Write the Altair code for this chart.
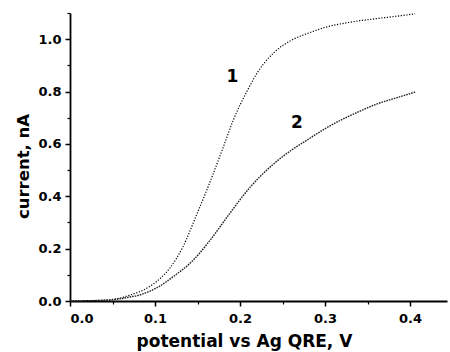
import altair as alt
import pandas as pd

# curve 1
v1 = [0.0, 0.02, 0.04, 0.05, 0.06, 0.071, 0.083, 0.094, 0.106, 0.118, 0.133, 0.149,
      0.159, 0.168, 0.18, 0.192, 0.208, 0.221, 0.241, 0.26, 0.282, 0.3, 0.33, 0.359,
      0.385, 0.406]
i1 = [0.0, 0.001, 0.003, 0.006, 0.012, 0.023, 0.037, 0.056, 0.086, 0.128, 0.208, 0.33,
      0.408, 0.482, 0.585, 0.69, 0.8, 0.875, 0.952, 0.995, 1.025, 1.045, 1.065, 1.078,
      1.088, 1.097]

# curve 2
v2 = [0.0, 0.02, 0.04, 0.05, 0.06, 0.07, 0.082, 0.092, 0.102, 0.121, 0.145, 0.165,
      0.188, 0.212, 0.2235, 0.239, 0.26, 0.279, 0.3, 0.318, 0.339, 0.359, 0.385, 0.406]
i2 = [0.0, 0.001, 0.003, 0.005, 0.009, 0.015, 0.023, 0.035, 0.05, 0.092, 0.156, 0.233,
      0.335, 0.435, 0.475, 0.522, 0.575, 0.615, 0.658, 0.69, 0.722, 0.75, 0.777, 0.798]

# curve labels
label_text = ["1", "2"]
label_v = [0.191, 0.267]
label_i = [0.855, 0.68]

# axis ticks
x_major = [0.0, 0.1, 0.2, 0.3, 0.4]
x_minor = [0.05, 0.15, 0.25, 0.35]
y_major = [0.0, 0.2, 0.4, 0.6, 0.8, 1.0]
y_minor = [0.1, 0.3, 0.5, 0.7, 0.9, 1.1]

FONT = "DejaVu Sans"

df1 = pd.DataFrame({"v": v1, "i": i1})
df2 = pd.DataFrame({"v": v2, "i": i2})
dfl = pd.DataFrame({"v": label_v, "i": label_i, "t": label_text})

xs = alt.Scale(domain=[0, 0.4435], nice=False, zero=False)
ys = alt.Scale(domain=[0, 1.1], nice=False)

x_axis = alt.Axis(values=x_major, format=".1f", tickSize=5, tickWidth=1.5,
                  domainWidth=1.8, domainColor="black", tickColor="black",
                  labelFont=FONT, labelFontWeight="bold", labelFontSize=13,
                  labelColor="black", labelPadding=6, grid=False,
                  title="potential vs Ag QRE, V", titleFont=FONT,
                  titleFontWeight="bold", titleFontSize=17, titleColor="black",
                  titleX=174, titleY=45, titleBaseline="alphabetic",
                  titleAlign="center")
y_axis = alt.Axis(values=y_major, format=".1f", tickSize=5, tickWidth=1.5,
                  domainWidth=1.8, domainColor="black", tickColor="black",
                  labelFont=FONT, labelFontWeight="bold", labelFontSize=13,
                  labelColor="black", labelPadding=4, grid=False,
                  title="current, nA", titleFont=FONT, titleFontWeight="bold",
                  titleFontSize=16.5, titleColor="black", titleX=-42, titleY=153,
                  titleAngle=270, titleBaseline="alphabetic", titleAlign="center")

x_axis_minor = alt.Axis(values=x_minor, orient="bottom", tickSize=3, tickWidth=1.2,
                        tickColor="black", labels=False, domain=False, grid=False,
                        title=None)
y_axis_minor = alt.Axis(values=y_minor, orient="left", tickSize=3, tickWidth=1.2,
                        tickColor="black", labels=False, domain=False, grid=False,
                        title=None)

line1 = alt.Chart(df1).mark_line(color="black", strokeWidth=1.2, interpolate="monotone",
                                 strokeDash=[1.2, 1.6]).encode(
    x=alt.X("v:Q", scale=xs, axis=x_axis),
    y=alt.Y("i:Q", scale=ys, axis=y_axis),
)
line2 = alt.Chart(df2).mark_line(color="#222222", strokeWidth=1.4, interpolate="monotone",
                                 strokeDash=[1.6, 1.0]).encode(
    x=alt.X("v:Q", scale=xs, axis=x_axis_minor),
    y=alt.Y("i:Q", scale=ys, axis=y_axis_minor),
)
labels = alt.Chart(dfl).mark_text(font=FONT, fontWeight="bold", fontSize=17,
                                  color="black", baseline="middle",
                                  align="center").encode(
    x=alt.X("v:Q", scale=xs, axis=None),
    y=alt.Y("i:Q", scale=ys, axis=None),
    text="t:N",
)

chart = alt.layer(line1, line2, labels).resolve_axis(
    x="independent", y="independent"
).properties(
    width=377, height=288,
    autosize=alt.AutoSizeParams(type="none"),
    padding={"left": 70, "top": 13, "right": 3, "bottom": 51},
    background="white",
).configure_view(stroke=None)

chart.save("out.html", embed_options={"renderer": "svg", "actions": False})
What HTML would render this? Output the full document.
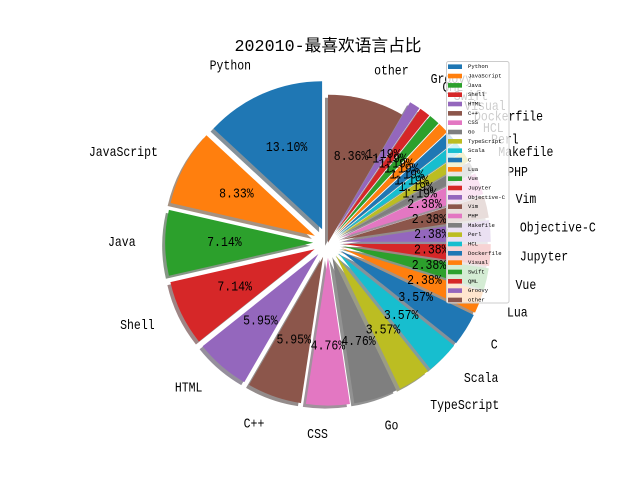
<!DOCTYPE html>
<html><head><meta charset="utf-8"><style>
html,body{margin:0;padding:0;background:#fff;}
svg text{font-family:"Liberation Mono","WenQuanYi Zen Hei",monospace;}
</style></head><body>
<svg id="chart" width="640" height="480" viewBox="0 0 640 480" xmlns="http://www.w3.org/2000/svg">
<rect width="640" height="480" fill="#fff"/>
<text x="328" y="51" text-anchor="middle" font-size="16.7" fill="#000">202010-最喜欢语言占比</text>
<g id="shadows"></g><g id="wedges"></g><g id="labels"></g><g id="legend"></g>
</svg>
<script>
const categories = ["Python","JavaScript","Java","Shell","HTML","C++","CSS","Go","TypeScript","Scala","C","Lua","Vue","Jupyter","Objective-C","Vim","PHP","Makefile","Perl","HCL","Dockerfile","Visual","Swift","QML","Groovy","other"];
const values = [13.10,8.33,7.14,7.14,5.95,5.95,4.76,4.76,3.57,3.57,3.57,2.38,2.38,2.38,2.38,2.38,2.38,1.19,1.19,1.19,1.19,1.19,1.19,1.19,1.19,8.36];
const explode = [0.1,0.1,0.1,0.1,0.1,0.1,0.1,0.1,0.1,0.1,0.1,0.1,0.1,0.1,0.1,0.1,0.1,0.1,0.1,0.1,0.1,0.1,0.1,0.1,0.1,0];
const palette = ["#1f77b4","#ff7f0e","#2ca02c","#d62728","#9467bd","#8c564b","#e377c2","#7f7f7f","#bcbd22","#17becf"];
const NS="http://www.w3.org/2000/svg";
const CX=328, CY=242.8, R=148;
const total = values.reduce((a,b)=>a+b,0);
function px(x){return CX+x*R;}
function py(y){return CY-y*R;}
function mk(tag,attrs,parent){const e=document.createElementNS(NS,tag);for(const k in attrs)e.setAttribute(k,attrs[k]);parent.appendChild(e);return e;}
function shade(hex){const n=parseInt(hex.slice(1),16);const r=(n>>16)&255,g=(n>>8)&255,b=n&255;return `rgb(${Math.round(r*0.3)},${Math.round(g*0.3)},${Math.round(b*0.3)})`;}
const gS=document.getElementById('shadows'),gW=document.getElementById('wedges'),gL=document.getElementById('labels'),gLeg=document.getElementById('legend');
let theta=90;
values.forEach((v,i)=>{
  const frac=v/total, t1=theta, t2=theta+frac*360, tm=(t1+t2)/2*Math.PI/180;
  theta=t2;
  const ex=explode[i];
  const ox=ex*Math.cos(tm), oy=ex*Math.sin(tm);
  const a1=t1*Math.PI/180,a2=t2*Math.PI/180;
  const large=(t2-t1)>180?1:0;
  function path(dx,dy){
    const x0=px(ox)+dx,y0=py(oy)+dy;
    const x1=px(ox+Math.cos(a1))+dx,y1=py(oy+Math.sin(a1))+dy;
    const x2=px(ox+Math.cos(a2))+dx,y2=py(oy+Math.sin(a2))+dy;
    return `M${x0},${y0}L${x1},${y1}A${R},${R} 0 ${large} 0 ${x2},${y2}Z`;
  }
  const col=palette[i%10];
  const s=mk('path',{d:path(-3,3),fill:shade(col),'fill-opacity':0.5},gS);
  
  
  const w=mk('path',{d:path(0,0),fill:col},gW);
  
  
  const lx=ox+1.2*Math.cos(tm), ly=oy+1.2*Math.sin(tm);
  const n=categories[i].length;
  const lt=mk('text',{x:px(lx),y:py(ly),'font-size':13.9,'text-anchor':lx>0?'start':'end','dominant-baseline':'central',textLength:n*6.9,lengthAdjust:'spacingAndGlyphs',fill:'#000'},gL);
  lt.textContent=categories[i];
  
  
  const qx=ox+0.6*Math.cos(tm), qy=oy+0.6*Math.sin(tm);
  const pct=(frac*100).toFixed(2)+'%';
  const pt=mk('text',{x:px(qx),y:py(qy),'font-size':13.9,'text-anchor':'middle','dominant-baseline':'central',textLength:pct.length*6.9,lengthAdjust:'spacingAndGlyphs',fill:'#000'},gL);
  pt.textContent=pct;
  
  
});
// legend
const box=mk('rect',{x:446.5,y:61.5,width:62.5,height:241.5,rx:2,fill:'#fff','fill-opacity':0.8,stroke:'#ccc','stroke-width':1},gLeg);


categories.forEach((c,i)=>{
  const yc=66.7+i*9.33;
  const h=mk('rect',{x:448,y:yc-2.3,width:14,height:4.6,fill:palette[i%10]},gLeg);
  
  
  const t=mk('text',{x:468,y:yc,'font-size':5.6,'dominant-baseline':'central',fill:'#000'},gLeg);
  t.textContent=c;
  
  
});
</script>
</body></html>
+---+
• _Exercise prompt_
Repeat the lines from where the entries begin to the line with "label_i = [0.855, 0.68]", both included. Any picture is left out.

• _Reply to the task_
Write the Altair code for this chart.
import altair as alt
import pandas as pd

# curve 1
v1 = [0.0, 0.02, 0.04, 0.05, 0.06, 0.071, 0.083, 0.094, 0.106, 0.118, 0.133, 0.149,
      0.159, 0.168, 0.18, 0.192, 0.208, 0.221, 0.241, 0.26, 0.282, 0.3, 0.33, 0.359,
      0.385, 0.406]
i1 = [0.0, 0.001, 0.003, 0.006, 0.012, 0.023, 0.037, 0.056, 0.086, 0.128, 0.208, 0.33,
      0.408, 0.482, 0.585, 0.69, 0.8, 0.875, 0.952, 0.995, 1.025, 1.045, 1.065, 1.078,
      1.088, 1.097]

# curve 2
v2 = [0.0, 0.02, 0.04, 0.05, 0.06, 0.07, 0.082, 0.092, 0.102, 0.121, 0.145, 0.165,
      0.188, 0.212, 0.2235, 0.239, 0.26, 0.279, 0.3, 0.318, 0.339, 0.359, 0.385, 0.406]
i2 = [0.0, 0.001, 0.003, 0.005, 0.009, 0.015, 0.023, 0.035, 0.05, 0.092, 0.156, 0.233,
      0.335, 0.435, 0.475, 0.522, 0.575, 0.615, 0.658, 0.69, 0.722, 0.75, 0.777, 0.798]

# curve labels
label_text = ["1", "2"]
label_v = [0.191, 0.267]
label_i = [0.855, 0.68]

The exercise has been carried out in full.